|Source: Wall Street Journal|
Paul is sure to be pilloried about the 14.5% rate and whether it will generate enough growth to sustain tax revenues and pay for 20% of GDP spending.
But the structure of the tax code is far more important than the rate. It is refreshing to hear a serious presidential candidate stand up to say
"...repeal the entire IRS tax code—more than 70,000 pages—and replace it with a low, broad-based tax of [rate deliberately deleted] on individuals and businesses. I would eliminate nearly every special-interest loophole. The plan also eliminates the payroll tax on workers and several federal taxes outright, including gift and estate taxes, telephone taxes, and all duties and tariffs.
It's not exactly the structure I would advocate, but close enough. And close enough even if 14.5% becomes 20%. Or adds higher brackets at higher incomes. We should talk about the structure separately from the rates to avoid all these distractions.
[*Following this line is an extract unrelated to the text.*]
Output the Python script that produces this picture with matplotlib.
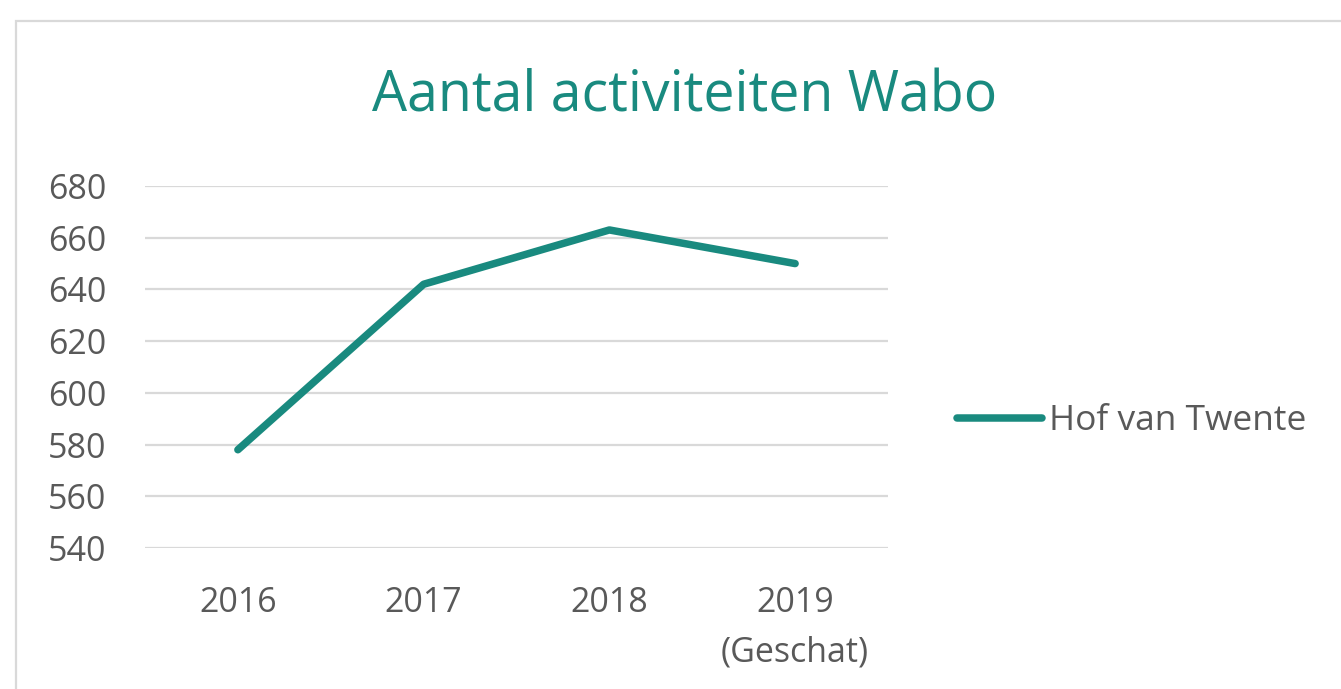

More deeply it's refreshing to hear a serious candidate start from the premise that the first purpose of the tax code is to raise revenue for the government, in a way that hurts growth as little as possible. As opposed to first and foremost subsidize various activities, people, or businesses.
I also appreciate
every year the Internal Revenue Code grows absurdly more incomprehensible, as if it were designed as a jobs program for accountants, IRS agents and tax attorneys.As if? We know who it was designed by!
Polls show that “fairness” is a top goal for Americans in our tax system. I envision a traditionally All-American solution: Everyone plays by the same rules. This means no one of privilege, wealth or with an arsenal of lobbyists can game the system to pay a lower rate than working Americans.We don't need polls to know this. Our tax system is still based on voluntary compliance. An increasing sense that there are special rules for special well-connected people can send us to Greek levels of compliance if we're not careful. And high statutory rates have always led inexorably to complex ways for rich and well-connected to get out, a sad lesson that our friends advocating for 70 or 90% statutory rates seem to wish away.
But I don't think Paul goes far enough.
All deductions except for a mortgage and charities would be eliminated.Et tu, Rand? If we're going to "blow up the tax code and start over," then why would we put in deductions for mortgage interest and charities?
OK, mortgages taken out under the current tax law should get to keep the interest deductibility. We don't change rules in the middle of the game. But why should new mortgages get an interest deduction?
Any deductions are strongly regressive -- If you're paying a 40% marginal rate, you get your interest payments effectively cut by 40%. If you pay a 10% rate, you get a 10% subsidy. And after a huge financial crisis, what in the world is the US government doing subsidizing debt anyway?
The right answer is to get all subsidizing out of the tax code. If the government wants to subsidize rich people's mortgages, fine, let it pass a spending bill, and send people checks, on budget. It is exactly the same as a matter of economics. If that subsidy would be an unseemly political act that must be hidden as a deduction, then perhaps it is not wise policy.
Similarly, two words should be enough to consider the "charitable" deduction: Clinton Foundation. I'm not complaining here that this institution exists. But why should it be subsidized by the tax code, and why should that subsidy be given preferentially to rich people? Two more words: "Lois Lerner." Recall, she got her power by being in charge of handing out non-profit status.
(Yes, I work for a non-profit university, whose mission I believe is a public good and worthy of philanthropic support. But if we get rid of all special treatment, institutions doing good work, transparently and not funneling money to friends and relatives, should come out ahead.)
Why open the negotiations with a breach in the wall? The best way to negotiate a broaden the base, lower the rate negotiation is with the firm principle that nobody gets special treatment. There is no better way to get a big base of voters on board than, "look, you're going to lose your mortgage interest deduction. That's the price for wiping out the rest of this mess, and in return I'm going to lower your tax rate so much you're going to come out far ahead. Now, lend me your support to make sure we keep all the other deductions and loopholes out." It is commonly claimed that shared sacrifice builds support for a war. A war this will be.
Totally nuts? When Dick Thaler and I agree wholeheartedly on something, perhaps it has some merit.